And if one wants to get away from the whole discussion, one can always shoot a Hassy and not worry about it. The square format worked incredibly well for me since album covers (CD or vinyl) are square. It also worked very well for promo shots as, on an 8x10 print, it left just enough room at the bottom for the artist/band name and contact info.

So, yes, jobs often come with parameters you have to meet but for anything that doesn't, just have fun. I tend to believe that this is exactly what is meant by "It's about time people started taking photography seriously, and treating it as a hobby." But, hey, I could be wrong on that one.


----------



## Sw1tchFX (Jul 16, 2010)

IMO horizontal for portraits are great for when you're working with a wide angle or want the environment in the picture as well. 

When you do retouching, don't just slide the clarity down to -100, it makes things look unusually soft and low contrast. patch and clone out the zits or w/e.


----------



## nebcat (Jul 17, 2010)

If it's for regular use, then it's fine. Headshot term was misleading...


----------



## kundalini (Jul 17, 2010)

nebcat said:


> 2. a fast lens: 1.2 ~ 2.0 max


 If you're talking about a shooting apeture, I tend to disagree.  Depending on your focal length and camera to subject distance, I think an apeture of f/4 (+/-) is better.  While the ears don't have to be tack sharp, the fade to blur should occur beyond the ears IMO.  At f/1.2-2.0, the eyes may be tack sharp, but beyond that not much else is left to define the mask.


----------



## swoop_ds (Jul 22, 2010)

I'm glad that you guys have pointed out these things.  I am actually a "self-taught" photographer who can always learn new things.  I'm trying to move a bit more into portraits but I think I should pick up a book and do some reading!

-Dave


----------



## Clawed (Jul 23, 2010)

Derrel said:


> KmH said:
> 
> 
> > Horizontal, is the new portrait orientation. uke:uke:
> ...


 This sounds very closed-minded.

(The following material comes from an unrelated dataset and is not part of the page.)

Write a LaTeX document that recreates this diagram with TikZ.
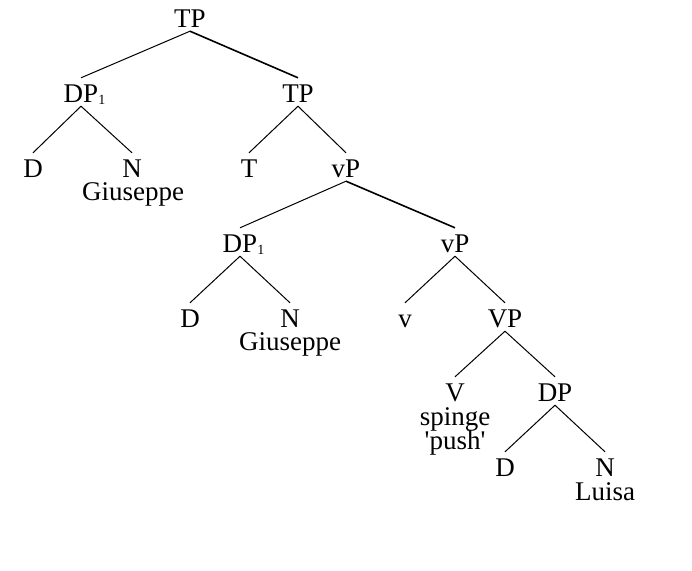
\documentclass[tikz,border=0pt]{standalone}
\usepackage{fontspec}
\setmainfont{Liberation Serif}
\newcommand{\subone}{\rlap{\raisebox{-2pt}{\fontsize{14}{14}\selectfont 1}}}
\newcommand{\br}[3][]{\draw[edge,#1] ([yshift=-4pt]#2.south) -- ([yshift=6pt]#3.north);}
\begin{document}
\begin{tikzpicture}[x=1pt,y=-1pt,
  cat/.style={anchor=base, inner sep=0pt, text height=18pt, text depth=0pt,
              font=\fontsize{27}{24}\selectfont},
  word/.style={anchor=base, inner sep=0pt, font=\fontsize{27}{24}\selectfont},
  edge/.style={line width=1pt},
  thick edge/.style={line width=1.6pt}]
\useasboundingbox[fill=white] (0,0) rectangle (692,570);
% row 0
\node[cat] (tp0) at (190,27) {TP};
% row 1
\node[cat] (dpa) at (81,102) {DP\subone};
\node[cat] (tp1) at (298,102) {TP};
% row 2
\node[cat] (da) at (33,177) {D};
\node[cat] (na) at (132,177) {N};
\node[word] (giua) at (133,200) {Giuseppe};
\node[cat] (t) at (249,177) {T};
\node[cat] (vp0) at (346,177) {vP};
% row 3
\node[cat] (dpb) at (240,252) {DP\subone};
\node[cat] (vp1) at (455,252) {vP};
% row 4
\node[cat] (db) at (190,327) {D};
\node[cat] (nb) at (290,327) {N};
\node[word] (giub) at (290,350) {Giuseppe};
\node[cat] (v) at (405,327) {v};
\node[cat] (vp) at (505,327) {VP};
% row 5
\node[cat] (vv) at (455,401) {V};
\node[word] (spinge) at (455,425) {spinge};
\node[word] (push) at (455,449) {\textquotesingle push\textquotesingle};
\node[cat] (dpc) at (555,401) {DP};
% row 6
\node[cat] (dc) at (505,476) {D};
\node[cat] (nc) at (605,476) {N};
\node[word] (luisa) at (605,500) {Luisa};
% edges
\br{tp0}{dpa}
\br[thick edge]{tp0}{tp1}
\br{dpa}{da}
\br{dpa}{na}
\br{tp1}{t}
\br{tp1}{vp0}
\br{vp0}{dpb}
\br[thick edge]{vp0}{vp1}
\br{dpb}{db}
\br{dpb}{nb}
\br{vp1}{v}
\br{vp1}{vp}
\br{vp}{vv}
\br{vp}{dpc}
\br{dpc}{dc}
\br{dpc}{nc}
\end{tikzpicture}
\end{document}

The good thing about being self-taught is that it's easier not to buy in to all of the bull****. The art of photography is always evolving, so who cares about convention. There are very few definitives in photography and many times a good way to have your work stand out is by intentionally breaking the "rules." Besides, have you given no value to negative space? Plus, you say that "it creates a floating head with two large patches of empty space on either side of it." Sounds like someone is placing their subjects at the middle of the frame.  

Anyway, The first shot is cropped dangerously close to the lips.  To be honest, I like the third shot the most.  The expression is flattering and looks natural.  Plus, the background is a little more attractive and compliments her skin tone.  The only thing is... what color are her eyes naturally? They are brown in pic 3.


----------



## Christie Photo (Jul 23, 2010)

Clawed said:


> The art of photography is always evolving, so who cares about convention(?)



I do.  I think we all should.  Derrel's concerns are just.  I think he's way too rigid about it.  A photographer can break from conventional thinking successfully but seldom does one simply stumble into it.  To be "self-taught" is another way of saying trial and error and having only yourself to decide on the degree of success.

-Pete


----------